Significance and Claims
The authors claim that this work provides a scheme to describe MPs in phase diagram analysis by viewing periodic drives as complex thermal fields. Key claims include:

• Unified Framework: The complex phase diagram places stable phases and MPs on the same map, treating them as connected domains delineated by LYZs. This suggests that stable phases may be the exception rather than the rule, as only a special subset of LYZ-delineated regions "coincidentally" claims the real axis.
• Proactive Engineering: By viewing the complex plane as a landscape where MPs occupy well-defined locations, researchers can proactively engineer MPs. This involves predicting and scanning MP candidates via DOS simulations and LYZ analysis before stabilization occurs.
• Theory-Experiment Connection: The correspondence between the drive strength and the complex thermal field offers a statistical interpretation of oscillatory driving.
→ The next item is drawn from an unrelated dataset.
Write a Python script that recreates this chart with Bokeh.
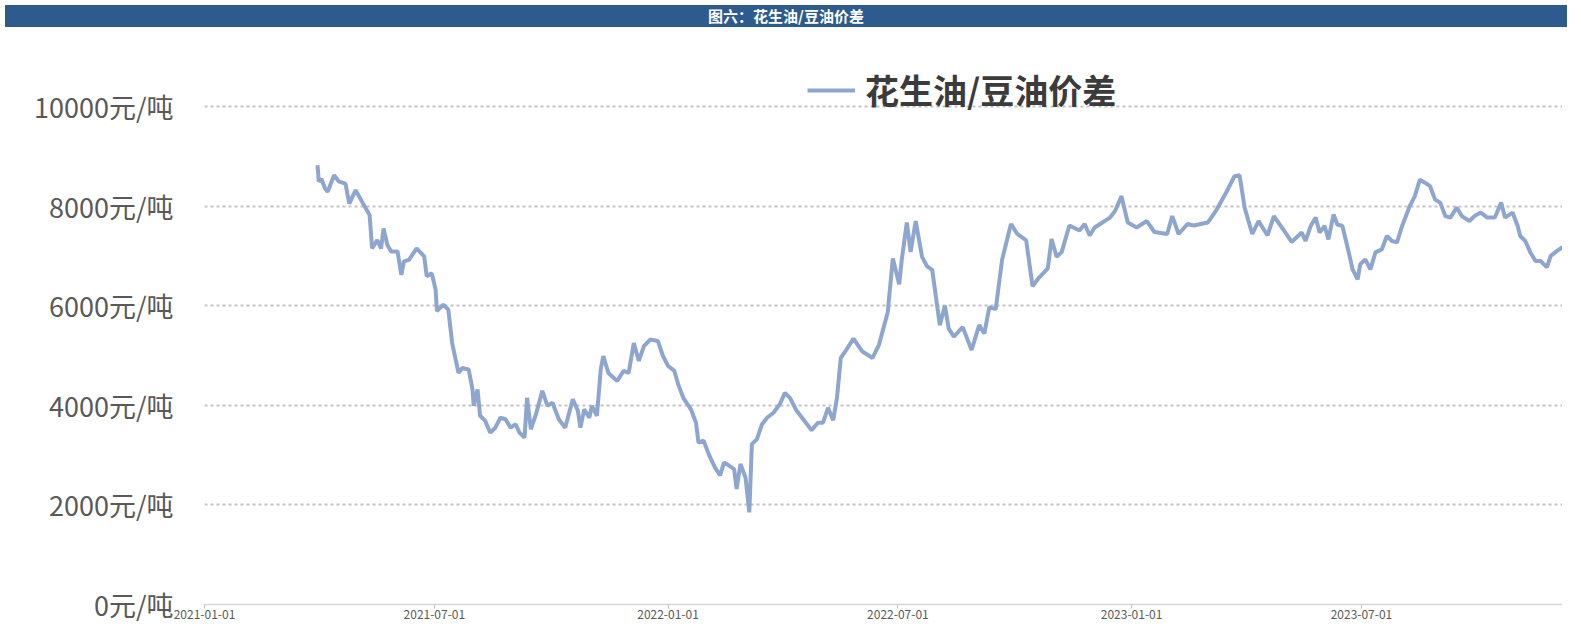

This establishes a concrete connection between Lee-Yang theory and experimental approaches, such as terahertz manipulation, for accessing and stabilizing non-equilibrium collective states.
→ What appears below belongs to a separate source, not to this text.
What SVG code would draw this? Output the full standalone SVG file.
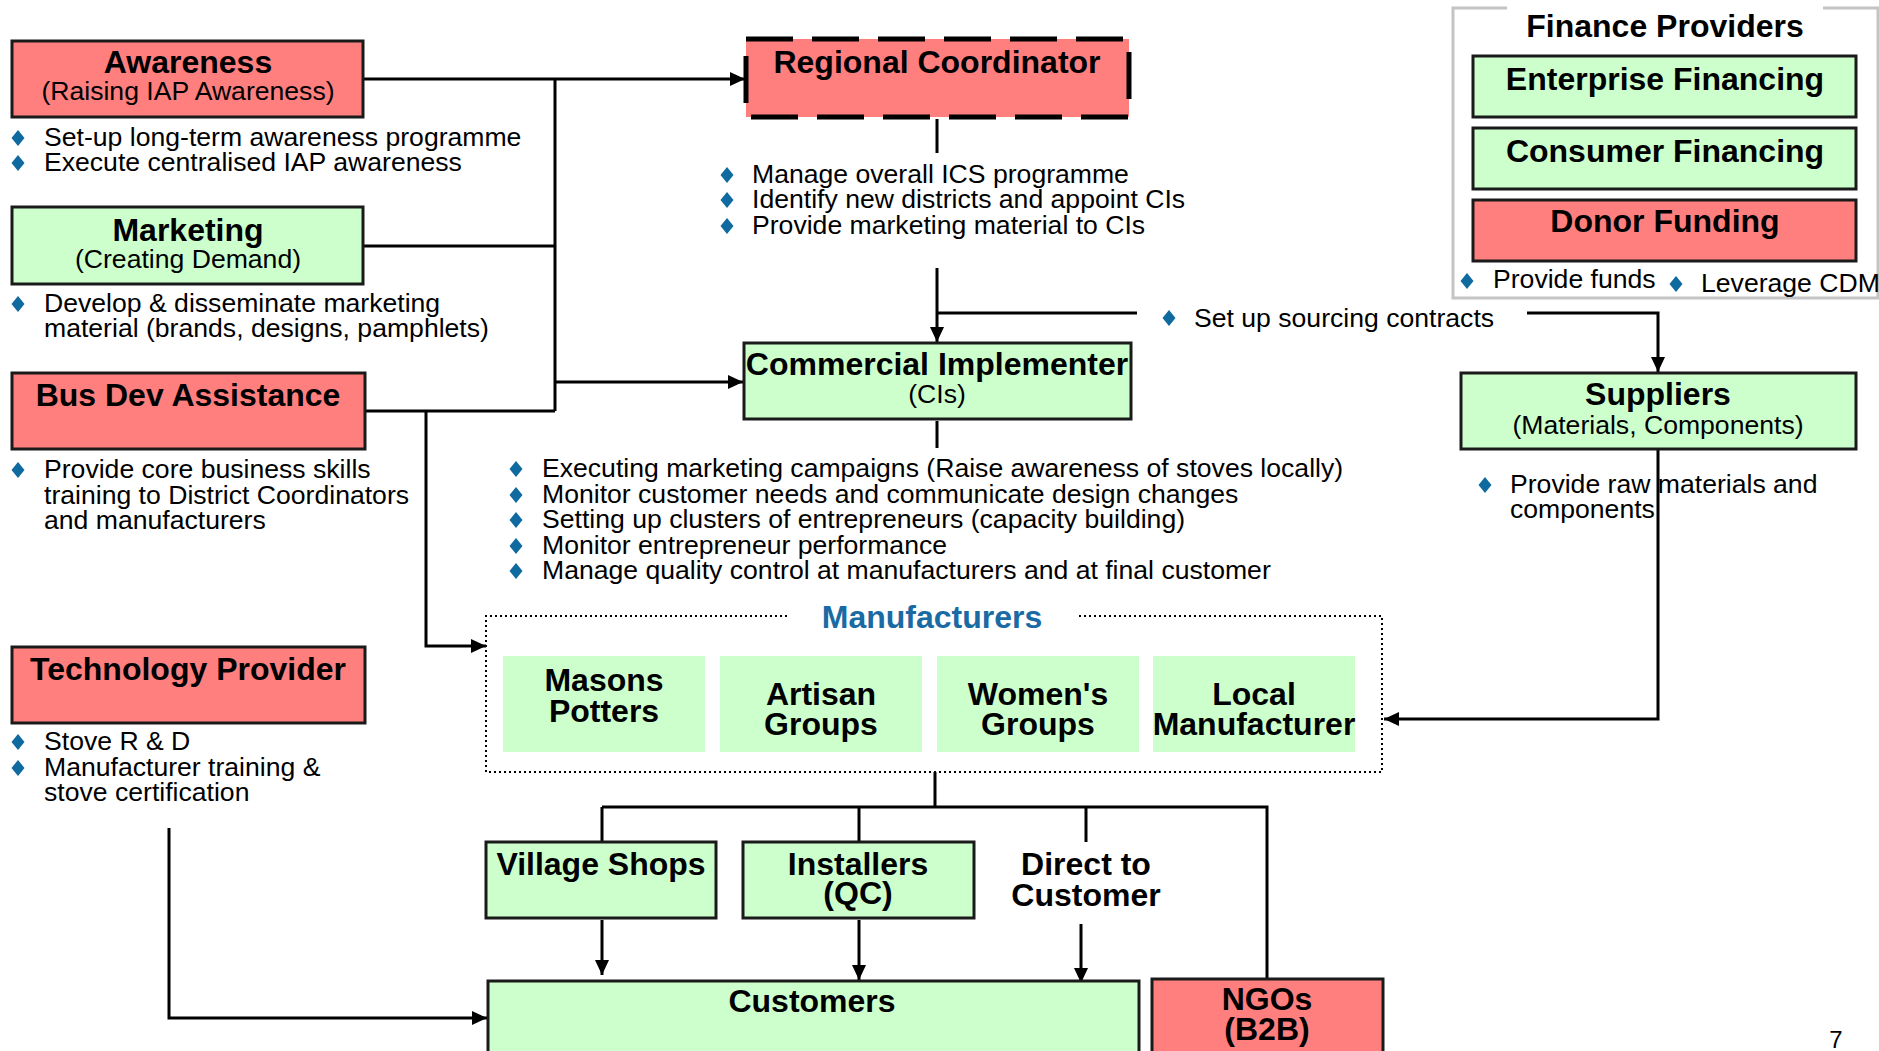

• Beyond Equilibrium: The findings extend the utility of LYZ analysis beyond traditional equilibrium thermodynamics (where zeros pinch the real axis) to dynamical phase transitions and non-equilibrium phenomena, utilizing imaginary thermal fields as the necessary extra degrees of freedom.

The paper concludes that this framework offers a practical route to understand and detect driven metastable phases, potentially enabling the design of novel metastable materials for advanced electronics and quantum technologies.